Our data demonstrated that the inhibition of RNA synthesis, measured by [3H] Uridine incorporation, was only partial suggesting that other mechanisms are implicated in AT7519 induced MM cytotoxicity. The fact that CDKs are closely homologous to GSK-3β (Cohen & Frame, 2001
; Leclerc et al., 2001
; Wyatt et al., 2008
), led us to investigate the role of this kinase in the biological effects of AT7519. Because of their structural similarity, many CDK inhibitors are inhibitors of GSK-3β in isolated biochemical assays (Knockaert et al., 2002
). Given its inhibitory role in the pathogenesis of cancers, GSK-3β had not until recently been considered as a therapeutic target. More recently, several lines of evidence have challenged this view. Whilst GSK-3β promotes oncogenesis and supports cell proliferation in mixed lineage leukemia (MLL), a similar effect has not been seen in other leukemia cell lines (Wang et al., 2008
). Inhibition of GSK-3 induces apoptosis in colon (Shakoori et al., 2005
) prostate cancer cells (Vene et al., 2008
) as well as in chronic lymphocytic leukemia B cells (Ougolkov et al., 2007
); and suppresses cell growth in MM (G-Amlak et al., 2002
). AKT inhibitors induce apoptosis in MM cell lines by decreasing phosphorylation of AKT and GSK-3β at serine 9 (Hideshima et al., 2007
; Neri et al., 2008
), suggesting that it may play a dual role based on cell and cancer type. The role of GSK-3 in MM cell biology has yet to be fully defined. Surprisingly, we observed a rapid dephosphorylation of GSK-3β at serine 9 (its active form). Because GSK-3β is an important kinase involved in several signaling pathways (Grimes & Jope, 2001
), its activity is regulated by several mechanisms and at multiple levels. GSK-3β is constitutively active in MM cells; AKT and other kinases inhibit GSK-3 by phosphorylating the regulatory residues at serine 21 (alpha isoform) or serine 9 (beta isoform). The substrates of GSK-3β include many signaling proteins and transcription factors that regulate growth and survival e.g., cyclin D, cyclin E, c-Myc, NF-KB, beta catenin, p53 (Cohen & Frame, 2001
). Among these substrates, c-Myc, and cyclin D1 were all downregulated whereas p53 was upregulated (data not shown) by AT7519 treatment. No effect was noted on beta catenin (data not shown). In contrast, the upstream pathways of GSK-3 (AKT and p70S6K) were upregulated, suggesting that the activation of GSK-3β was independent of these upstream pathways, and that GSK-3β was a direct target of AT7519. To further understand the role of the activation of GSK-3β in AT7519 induced cytotoxicity, we used a specific inhibitor of GSK-3β, AR-A04414. This inhibitor increased GSK-3β phosphorylation in a dose-dependent manner, associated with a dephosphorylation of glycogen synthase (a primary GSK-3 substrate). Importantly, the inhibition of GSK-3β using AR-A04414 at low doses prior to treatment with AT7519 and GSK-3β knock down using shRNA resulted in partial rescue of cell death. Our findings therefore suggest that the activation of GSK-3β plays a role in the inhibition of MM cell survival. This was interesting given that the in vitro kinase assay demonstrated inhibition of GSK-3β.
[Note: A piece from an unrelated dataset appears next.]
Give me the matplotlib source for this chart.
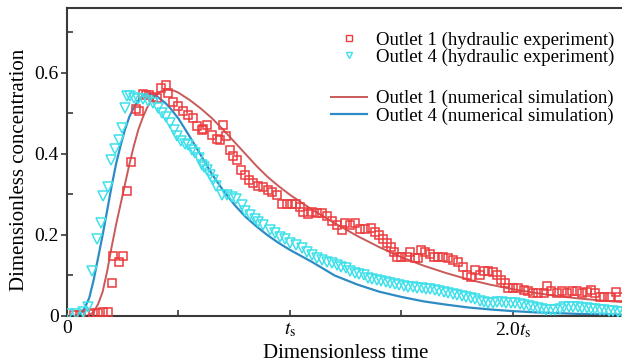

Since AT7519 inhibits transcription, we investigated if dephosphorylation of GSK-3β was a consequence of transcriptional repression by using a specific and selective inhibitor of RNA pol II (alpha-amanitin) (Wieland & Faulstich, 1991
). Treatment with alpha-amanitin did not correlate with GSK-3β dephosphorylation, suggesting that dephosphorylation of GSK-3β occurs independently from the RNA pol II inhibition induced by AT7519.
In conclusion, we have demonstrated that AT7519, a novel small molecule multi-CDK inhibitor, has potent anti MM activity both in vitro and in vivo. In addition, although the inhibition of transcription is an important mechanism common to many CDK inhibitors, molecular studies of AT7519 revealed that GSK-3β plays a crucial role in AT7519-mediated antimyeloma effect. These results thus provide the rationale for future clinical trials of AT7519 in MM patients, as well as provide insights into the potential role of GSK-3β as a therapeutic target in cancer treatment.